- [Task]
The lines to extract run from the first line of the material below to the line containing "import plotly.graph_objects as go", both included; leave the pictures behind.

- [Dataset excerpt]
== == ==

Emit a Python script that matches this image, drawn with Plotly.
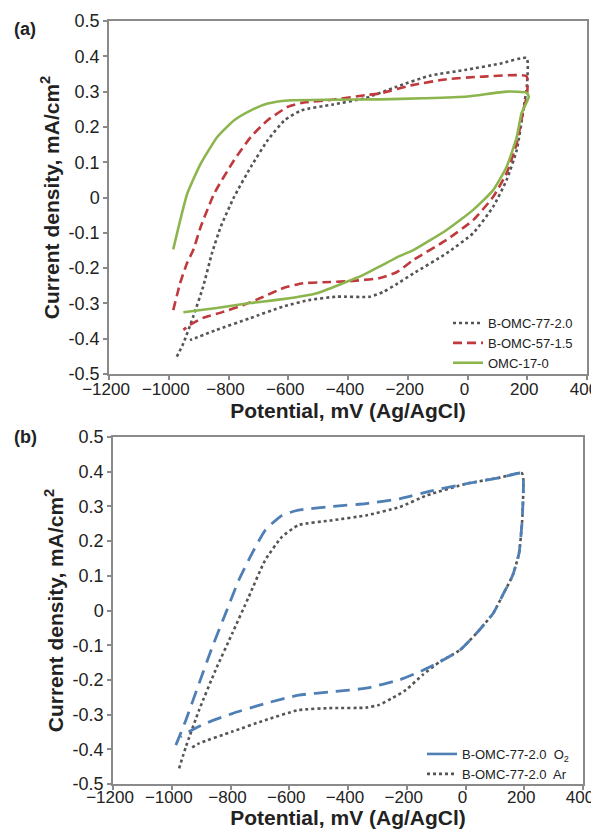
import plotly.graph_objects as go

# ---------- Panel (a) data ----------
a77_x = [-973, -951, -918, -885, -855, -826, -781, -725, -669, -612, -556, -453, -340, -237, -126, -3, 108, 198,
         199, 187, 165, 131, 86, 19, -70, -181, -233, -283, -326, -437, -527, -618, -728, -840, -929]
a77_y = [-0.451, -0.413, -0.337, -0.253, -0.157, -0.083, 0.002, 0.087, 0.162, 0.219, 0.247, 0.263, 0.282, 0.314, 0.345, 0.362, 0.379, 0.395,
         0.320, 0.248, 0.135, 0.050, -0.026, -0.101, -0.158, -0.215, -0.243, -0.268, -0.281, -0.281, -0.290, -0.309, -0.342, -0.375, -0.404]

a57_x = [-985, -962, -939, -918, -893, -848, -781, -725, -669, -601, -556, -453, -340, -293, -181, -70, 42, 198,
         199, 187, 165, 131, 86, 19, -70, -181, -236, -293, -393, -484, -551, -618, -685, -751, -818, -885, -929, -951]
a57_y = [-0.319, -0.243, -0.186, -0.149, -0.083, 0.011, 0.106, 0.172, 0.219, 0.257, 0.268, 0.277, 0.290, 0.295, 0.319, 0.335, 0.342, 0.343,
         0.290, 0.248, 0.154, 0.069, 0.002, -0.064, -0.120, -0.177, -0.211, -0.228, -0.237, -0.240, -0.243, -0.257, -0.282, -0.305, -0.324, -0.341, -0.361, -0.375]

a17_x = [-985, -938, -893, -837, -781, -725, -669, -601, -450, -293, -150, 0, 131, 198, 205,
         181, 165, 131, 86, 19, -70, -181, -233, -293, -350, -417, -504, -618, -728, -839, -951]
a17_y = [-0.147, 0.011, 0.096, 0.172, 0.219, 0.247, 0.266, 0.275, 0.277, 0.278, 0.281, 0.286, 0.300, 0.297, 0.285,
         0.239, 0.172, 0.087, 0.021, -0.035, -0.092, -0.149, -0.168, -0.195, -0.220, -0.243, -0.271, -0.288, -0.299, -0.313, -0.325]

# ---------- Panel (b) data ----------
bO2_x = [-986, -952, -907, -862, -817, -772, -727, -682, -625, -569, -454, -339, -225, -109, 6, 118, 192,
         197, 193, 182, 160, 130, 95, 38, -19, -88, -157, -225, -339, -454, -568, -682, -794, -884, -941, -969]
bO2_y = [-0.388, -0.316, -0.210, -0.105, -0.009, 0.087, 0.164, 0.231, 0.274, 0.289, 0.300, 0.308, 0.322, 0.346, 0.366, 0.383, 0.396,
         0.375, 0.260, 0.164, 0.100, 0.050, -0.007, -0.065, -0.114, -0.148, -0.177, -0.200, -0.224, -0.234, -0.244, -0.268, -0.297, -0.325, -0.349, -0.364]

bAr_x = [-975, -952, -907, -851, -794, -738, -682, -625, -569, -454, -339, -225, -131, 6, 118, 192,
         197, 193, 182, 160, 130, 95, 38, -19, -88, -145, -203, -248, -294, -339, -454, -568, -682, -794, -907, -935]
bAr_y = [-0.455, -0.393, -0.287, -0.172, -0.066, 0.039, 0.145, 0.212, 0.246, 0.260, 0.274, 0.298, 0.332, 0.366, 0.383, 0.396,
         0.375, 0.260, 0.164, 0.100, 0.050, -0.007, -0.065, -0.114, -0.148, -0.185, -0.229, -0.252, -0.272, -0.280, -0.281, -0.287, -0.316, -0.349, -0.383, -0.397]

x_ticks = [-1200, -1000, -800, -600, -400, -200, 0, 200, 400]
y_ticks = [-0.5, -0.4, -0.3, -0.2, -0.1, 0, 0.1, 0.2, 0.3, 0.4, 0.5]
y_ticktext = ["-0.5", "-0.4", "-0.3", "-0.2", "-0.1", "0", "0.1", "0.2", "0.3", "0.4", "0.5"]

GRAY = "#555555"
RED = "#c0393d"
GREEN = "#8cb54e"
BLUE = "#4f7fb5"
FONT = "Liberation Sans, Arial, sans-serif"
SM = 0.5

# page is offset by the default 8px body margin
W, H, OFF = 591, 821, 8


def dx(p0, p1):
    return [(p0 - OFF) / W, (p1 - OFF) / W]


def dy(top, bottom):
    return [1 - (bottom - OFF) / H, 1 - (top - OFF) / H]


fig = go.Figure()

fig.add_trace(go.Scatter(x=a77_x, y=a77_y, mode="lines", name="B-OMC-77-2.0",
                         line=dict(color=GRAY, width=2.6, dash="dot", shape="spline", smoothing=SM),
                         xaxis="x", yaxis="y", legend="legend"))
fig.add_trace(go.Scatter(x=a57_x, y=a57_y, mode="lines", name="B-OMC-57-1.5",
                         line=dict(color=RED, width=2.6, dash="9px,5px", shape="spline", smoothing=SM),
                         xaxis="x", yaxis="y", legend="legend"))
fig.add_trace(go.Scatter(x=a17_x, y=a17_y, mode="lines", name="OMC-17-0",
                         line=dict(color=GREEN, width=2.6, shape="spline", smoothing=SM),
                         xaxis="x", yaxis="y", legend="legend"))

fig.add_trace(go.Scatter(x=bAr_x, y=bAr_y, mode="lines", showlegend=False,
                         line=dict(color=GRAY, width=2.6, dash="dot", shape="spline", smoothing=SM),
                         xaxis="x2", yaxis="y2"))
fig.add_trace(go.Scatter(x=bO2_x, y=bO2_y, mode="lines", showlegend=False,
                         line=dict(color=BLUE, width=2.8, dash="14px,8px", shape="spline", smoothing=SM),
                         xaxis="x2", yaxis="y2"))
# legend entries for panel (b)
fig.add_trace(go.Scatter(x=[None], y=[None], mode="lines", name="B-OMC-77-2.0  O<sub>2</sub>",
                         line=dict(color=BLUE, width=2.6), xaxis="x2", yaxis="y2", legend="legend2"))
fig.add_trace(go.Scatter(x=[None], y=[None], mode="lines", name="B-OMC-77-2.0  Ar",
                         line=dict(color=GRAY, width=2.6, dash="dot"), xaxis="x2", yaxis="y2", legend="legend2"))

axis_common = dict(showgrid=False, zeroline=False, showline=True, linecolor="#8a8a8a", linewidth=1.5,
                   mirror=True, ticks="outside", ticklen=4, tickcolor="#8a8a8a", tickwidth=1.5, automargin=False,
                   ticklabeloverflow="allow")
yfont = dict(family=FONT, size=18, color="#222222")
xfont = dict(family=FONT, size=17, color="#222222")
xtitle = dict(text="<b>Potential, mV (Ag/AgCl)</b>", font=dict(family=FONT, size=21, color="#222222"), standoff=0)
ytitle = dict(text="<b>Current density, mA/cm<sup>2</sup></b>", font=dict(family=FONT, size=21, color="#222222"), standoff=3)

fig.update_layout(
    width=W, height=H,
    margin=dict(l=0, r=0, t=0, b=0),
    paper_bgcolor="white", plot_bgcolor="white",
    xaxis=dict(domain=dx(109, 587), range=[-1200, 400], tickvals=x_ticks, anchor="y", title=xtitle,
               tickfont=xfont, ticklabelstandoff=-5, ticklabelshift=-3, **axis_common),
    yaxis=dict(domain=dy(21, 374), range=[-0.5, 0.5], tickvals=y_ticks, ticktext=y_ticktext, anchor="x", title=ytitle,
               tickfont=yfont, **axis_common),
    xaxis2=dict(domain=dx(113, 583), range=[-1200, 400], tickvals=x_ticks, anchor="y2", title=xtitle,
                tickfont=xfont, ticklabelstandoff=-7, ticklabelshift=-3, **axis_common),
    yaxis2=dict(domain=dy(437, 784), range=[-0.5, 0.5], tickvals=y_ticks, ticktext=y_ticktext, anchor="x2", title=ytitle,
                tickfont=yfont, **axis_common),
    legend=dict(x=(578 - OFF) / W, y=1 - (378 - OFF) / H, xanchor="right", yanchor="bottom", bgcolor="rgba(0,0,0,0)",
                font=dict(family=FONT, size=13, color="#222222"), tracegroupgap=0, itemwidth=30),
    legend2=dict(x=(574 - OFF) / W, y=1 - (789 - OFF) / H, xanchor="right", yanchor="bottom", bgcolor="rgba(0,0,0,0)",
                 font=dict(family=FONT, size=13, color="#222222"), tracegroupgap=0, itemwidth=30),
    annotations=[
        dict(text="<b>(a)</b>", x=(12 - OFF) / W, y=1 - (29 - OFF) / H, xref="paper", yref="paper", showarrow=False,
             xanchor="left", yanchor="middle", font=dict(family=FONT, size=18, color="#222222")),
        dict(text="<b>(b)</b>", x=(12 - OFF) / W, y=1 - (437 - OFF) / H, xref="paper", yref="paper", showarrow=False,
             xanchor="left", yanchor="middle", font=dict(family=FONT, size=18, color="#222222")),
    ],
)

fig.write_html("out.html")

== == ==

- [Exercise solution]
Emit a Python script that matches this image, drawn with Plotly.
import plotly.graph_objects as go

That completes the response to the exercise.